La quête de la Martinique pour faire reconnaître le créole comme langue co-officielle aux côtés du français vient de subir un revers. Le tribunal administratif de Fort-de-France a annulé une délibération de la Collectivité territoriale de Martinique (CTM) datant de 2023, qui avait fait du créole la langue officielle de l’île. Une décision qui soulève des questions sur l’identité, le patrimoine linguistique et l’avenir du créole martiniquais.

Un texte adopté en 2023 par l’assemblée martiniquaise

En mai 2023, dans la foulée des célébrations du 175e anniversaire de l’abolition de l’esclavage en Martinique, l’Assemblée territoriale avait adopté un texte audacieux. Son article 1er proclamait le créole langue officielle de la Martinique, au même titre que le français. Une décision historique pour cette île des Antilles françaises, où le créole reste la langue maternelle d’une grande partie de la population.

Le préfet saisit la justice pour faire annuler la délibération

Mais cette avancée pour la reconnaissance du créole n’aura été que de courte durée. Le préfet de Martinique, Jean-Christophe Bouvier, garant du contrôle de légalité des actes des collectivités locales, avait rapidement mis en demeure la CTM de retirer sa délibération. Face au refus de l’institution martiniquaise, le représentant de l’État avait saisi le tribunal administratif pour faire annuler le texte.

L’usage du français s’impose aux personnes morales de droit public.

– Jugement du tribunal administratif de Fort-de-France

La Constitution et la loi invoquées pour justifier l’annulation

Et les juges administratifs lui ont donné raison. Dans leur décision rendue le 3 octobre 2024, ils s’appuient sur l’article 2 de la Constitution, qui fait du français la langue officielle de la République, ainsi que sur la loi du 4 août 1994 relative à l’emploi de la langue française. « L’usage du français s’impose aux personnes morales de droit public », tranchent-ils, concluant que la délibération de l’Assemblée de Martinique « méconnaît les dispositions » en vigueur.

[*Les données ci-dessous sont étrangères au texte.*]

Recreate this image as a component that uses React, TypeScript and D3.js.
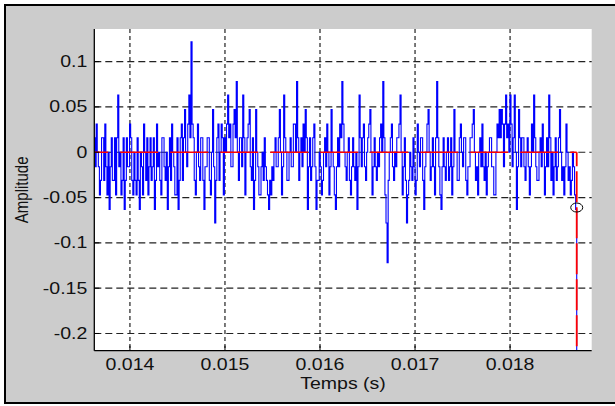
import React from "react";
import * as d3 from "d3";

// ---- data ----
const START_TIME = 0.013622; // s, first sample
const SAMPLE_RATE = 88200; // Hz
const signal: number[] = [
  0.016, -0.016, 0.031, 0.0, -0.016, -0.047, -0.031, 0.016, 0.016, -0.031, 0.031, -0.016, -0.047, 0.0, -0.063, -0.016, 0.016, -0.031, -0.031, 0.016,
  -0.047, 0.016, 0.063, -0.016, 0.0, -0.047, -0.031, 0.016, -0.063, -0.031, 0.016, -0.016, -0.016, 0.031, 0.016, -0.031, -0.047, 0.0, -0.031, -0.047,
  0.016, -0.031, -0.063, 0.0, -0.016, -0.047, 0.031, 0.0, -0.031, 0.016, -0.047, -0.016, 0.016, -0.031, -0.016, 0.016, -0.063, -0.031, 0.031, -0.016,
  0.0, -0.031, -0.047, 0.016, 0.016, -0.016, -0.031, 0.0, -0.063, -0.016, 0.016, -0.031, 0.031, 0.0, -0.016, -0.047, -0.047, 0.016, -0.063, -0.031,
  0.016, 0.031, -0.031, 0.016, 0.047, 0.0, -0.016, 0.031, 0.063, 0.016, 0.122, 0.031, 0.016, -0.031, -0.047, 0.0, 0.031, -0.016, -0.031, 0.016,
  0.016, -0.031, -0.063, -0.016, -0.016, 0.016, 0.016, -0.031, -0.047, 0.0, 0.047, -0.016, -0.078, -0.031, 0.016, 0.031, -0.031, 0.0, 0.031, 0.016,
  -0.047, 0.016, 0.0, 0.031, 0.063, 0.016, 0.031, -0.016, -0.016, 0.031, 0.047, 0.016, 0.078, 0.0, -0.031, 0.016, 0.016, -0.016, 0.063, 0.016,
  -0.047, 0.0, 0.016, 0.031, 0.047, -0.016, -0.031, 0.016, -0.063, -0.031, 0.047, 0.0, -0.016, -0.047, -0.047, -0.016, 0.0, -0.031, 0.016, -0.016,
  -0.031, -0.047, -0.063, -0.031, -0.047, -0.016, -0.031, 0.0, 0.016, -0.016, -0.016, 0.016, 0.047, 0.0, -0.047, -0.016, 0.063, 0.016, 0.0, -0.031,
  -0.031, 0.0, 0.016, -0.016, -0.016, 0.031, 0.031, 0.0, 0.078, 0.016, -0.031, 0.0, 0.016, -0.016, 0.031, 0.0, 0.047, 0.016, -0.063, -0.016,
  0.016, -0.031, -0.016, 0.016, 0.031, -0.016, -0.063, -0.031, -0.031, 0.0, -0.016, -0.047, -0.031, 0.0, 0.016, -0.016, 0.031, 0.0, -0.047, -0.016,
  0.047, 0.0, -0.016, -0.047, -0.063, -0.016, 0.016, -0.016, 0.031, 0.016, 0.078, 0.031, 0.0, -0.016, -0.031, 0.0, 0.016, -0.031, -0.047, -0.016,
  0.016, -0.016, -0.031, 0.0, -0.063, -0.016, 0.063, 0.016, -0.016, 0.016, 0.031, -0.016, -0.031, 0.0, 0.016, 0.031, 0.047, 0.0, -0.047, -0.016,
  0.016, -0.016, -0.031, 0.0, -0.016, 0.016, 0.031, 0.0, 0.078, 0.016, -0.047, -0.078, -0.122, -0.031, 0.0, 0.016, 0.031, -0.016, -0.031, 0.0,
  -0.016, 0.016, 0.016, 0.031, 0.063, 0.0, -0.047, -0.016, 0.016, -0.031, -0.078, -0.047, -0.031, 0.0, -0.016, -0.031, 0.016, -0.016, -0.047, -0.031,
  0.031, 0.0, -0.016, 0.016, 0.016, -0.031, -0.063, -0.016, 0.0, 0.031, 0.047, 0.0, -0.031, -0.016, 0.016, -0.016, -0.047, 0.016, 0.078, 0.016,
  -0.016, -0.047, -0.063, -0.016, 0.016, -0.016, -0.031, 0.0, 0.016, -0.031, -0.016, 0.016, -0.047, -0.016, 0.047, 0.0, 0.0, -0.031, -0.031, 0.016,
  0.031, 0.0, -0.016, 0.016, 0.016, -0.031, -0.047, -0.016, -0.016, 0.016, 0.016, 0.031, 0.047, 0.0, -0.031, -0.016, -0.047, 0.0, 0.016, -0.016,
  0.031, -0.016, -0.031, 0.0, -0.047, -0.016, 0.0, 0.016, 0.016, -0.016, -0.016, -0.047, -0.047, 0.0, 0.031, 0.016, 0.047, 0.016, 0.047, 0.031,
  -0.016, 0.031, 0.063, 0.016, 0.031, 0.0, 0.063, 0.031, -0.016, 0.016, 0.063, 0.0, -0.063, -0.016, 0.047, 0.016, -0.016, 0.016, 0.016, -0.016,
  -0.031, 0.0, 0.016, -0.016, -0.047, -0.016, 0.031, 0.0, 0.063, 0.016, -0.016, -0.031, -0.031, 0.0, 0.016, -0.016, 0.031, 0.0, -0.047, -0.016,
  0.016, -0.016, 0.063, 0.016, -0.031, 0.0, -0.047, -0.016, 0.016, -0.031, -0.016, 0.016, 0.047, 0.0, -0.031, -0.016, -0.047, -0.016, 0.031, 0.0,
  -0.031, -0.016, -0.047, -0.031, 0.0, -0.016, -0.047, -0.063, -0.22,
];
const ENVELOPE_END_INDEX = 448;
const ENVELOPE_LEVEL = 0;
const ENVELOPE_DROP = -0.22;
const MARKER_VALUE = -0.061;
const xTicks = [0.014, 0.015, 0.016, 0.017, 0.018];
const xTickLabels = ["0.014", "0.015", "0.016", "0.017", "0.018"];
const yTicks = [0.1, 0.05, 0, -0.05, -0.1, -0.15, -0.2];
const yTickLabels = ["0.1", "0.05", "0", "-0.05", "-0.1", "-0.15", "-0.2"];
const X_DOMAIN = [0.013625, 0.018859];
const Y_DOMAIN = [-0.219, 0.136];
const X_LABEL = "Temps (s)";
const Y_LABEL = "Amplitude";

export default function App() {
  const W = 615,
    H = 406;
  const L = 94.3,
    R = 591.7,
    T = 29,
    B = 350.7;
  const x = d3.scaleLinear().domain(X_DOMAIN).range([L, R]);
  const y = d3.scaleLinear().domain(Y_DOMAIN).range([B, T]);
  const pts: [number, number][] = signal.map((v, i) => [START_TIME + i / SAMPLE_RATE, v]);
  const line = d3
    .line<[number, number]>()
    .x((d) => x(d[0]))
    .y((d) => y(d[1]));
  const stepLine = d3
    .line<[number, number]>()
    .curve(d3.curveStepAfter)
    .x((d) => x(d[0]))
    .y((d) => y(d[1]));
  const tEnd = START_TIME + ENVELOPE_END_INDEX / SAMPLE_RATE;
  const redH = line([
    [START_TIME, ENVELOPE_LEVEL],
    [tEnd, ENVELOPE_LEVEL],
  ]) as string;
  const redV = line([
    [tEnd, ENVELOPE_LEVEL],
    [tEnd, ENVELOPE_DROP],
  ]) as string;
  const font = "'Liberation Sans', Arial, sans-serif";
  const sx = 1.22;
  return (
    <svg
      width={W}
      height={H}
      style={{ position: "absolute", left: 0, top: 0, background: "#fff" }}
    >
      <defs>
        <clipPath id="plotclip">
          <rect x={L} y={T} width={R - L} height={B - T} />
        </clipPath>
      </defs>
      <rect x={5} y={5} width={640} height={398} fill="#cccccc" stroke="#000" strokeWidth={2} />
      <rect x={L} y={T} width={R - L} height={B - T} fill="#fff" />
      {/* grid */}
      {yTicks.map((v) => (
        <line
          key={"gy" + v}
          x1={L}
          x2={R}
          y1={y(v)}
          y2={y(v)}
          stroke="#222"
          strokeWidth={1.2}
          strokeDasharray="7,4"
        />
      ))}
      {xTicks.map((v) => (
        <line
          key={"gx" + v}
          x1={x(v)}
          x2={x(v)}
          y1={T}
          y2={B}
          stroke="#222"
          strokeWidth={1.2}
          strokeDasharray="4,3"
        />
      ))}
      <g clipPath="url(#plotclip)">
        <path d={stepLine(pts) as string} fill="none" stroke="#0000ff" strokeWidth={1.1} />
        <path
          d={redH}
          fill="none"
          stroke="#ff0000"
          strokeWidth={1.6}
          strokeDasharray="38,12"
          strokeDashoffset={23.8}
        />
        <path
          d={redV}
          fill="none"
          stroke="#ff0000"
          strokeWidth={1.8}
          strokeDasharray="31,5"
          strokeDashoffset={17}
        />
      </g>
      <ellipse
        cx={x(tEnd)}
        cy={y(MARKER_VALUE)}
        rx={6}
        ry={4.5}
        fill="none"
        stroke="#000"
        strokeWidth={1}
      />
      {/* axes */}
      <line x1={L} x2={L} y1={T} y2={B} stroke="#000" strokeWidth={1.3} />
      <line x1={L} x2={R} y1={B} y2={B} stroke="#000" strokeWidth={1.3} />
      {yTicks.map((v) => (
        <line key={"ty" + v} x1={L} x2={L + 5} y1={y(v)} y2={y(v)} stroke="#000" />
      ))}
      {xTicks.map((v) => (
        <line key={"tx" + v} x1={x(v)} x2={x(v)} y1={B} y2={B - 5} stroke="#000" />
      ))}
      {yTicks.map((v, i) => (
        <text
          key={"ly" + v}
          transform={`translate(${L - 7},${y(v) + 5.5}) scale(${sx},1)`}
          textAnchor="end"
          fontFamily={font}
          fontSize={16}
          fill="#111"
        >
          {yTickLabels[i]}
        </text>
      ))}
      {xTicks.map((v, i) => (
        <text
          key={"lx" + v}
          transform={`translate(${x(v)},${370}) scale(${sx},1)`}
          textAnchor="middle"
          fontFamily={font}
          fontSize={16}
          fill="#111"
        >
          {xTickLabels[i]}
        </text>
      ))}
      <text
        transform={`translate(${(L + R) / 2},${389}) scale(${sx},1)`}
        textAnchor="middle"
        fontFamily={font}
        fontSize={16}
        fill="#111"
      >
        {X_LABEL}
      </text>
      <text
        transform={`translate(28,${(T + B) / 2}) scale(${sx},1) rotate(-90)`}
        textAnchor="middle"
        fontFamily={font}
        fontSize={15}
        fill="#111"
      >
        {Y_LABEL}
      </text>
    </svg>
  );
}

Le droit d’utiliser le créole au quotidien n’est pas remis en cause

Le tribunal prend toutefois soin de préciser que son annulation « ne remet pas en cause le droit de tout un chacun d’utiliser le créole » dans la vie de tous les jours. Il rappelle également que le créole martiniquais bénéficie déjà du « statut de langue régionale », reconnu par la loi.

Une décision qui soulève des questions identitaires et linguistiques

Mais au-delà des aspects juridiques, cette décision de justice est lourde de sens pour la Martinique. Elle met en lumière les tensions entre l’affirmation d’une identité culturelle et linguistique propre et le cadre légal et constitutionnel français. Pour de nombreux défenseurs du créole, cette langue, née de la colonisation et de l’esclavage, est indissociable de l’histoire et de l’âme martiniquaises. Sa reconnaissance officielle était vue comme une étape majeure vers une plus grande autonomie culturelle.

Quelles perspectives d’avenir pour le créole martiniquais ?

La CTM, qui avait fait savoir son intention de se pourvoir en cassation devant le Conseil d’État suite à la suspension de sa délibération en novembre 2023, va-t-elle maintenant jeter l’éponge ? Ou bien de nouveaux combats juridiques et politiques se profilent-ils pour faire vivre le créole martiniquais dans l’espace public et officiel ?

Une chose est sûre : cette décision ne marque pas la fin des débats passionnés sur la place du créole dans la société martiniquaise. Car au-delà d’un simple enjeu linguistique, c’est bien la question de l’affirmation identitaire et de l’émancipation culturelle qui se joue. L’avenir du créole en Martinique reste à écrire, et nul doute que ses défenseurs ne sont pas prêts à rendre les armes.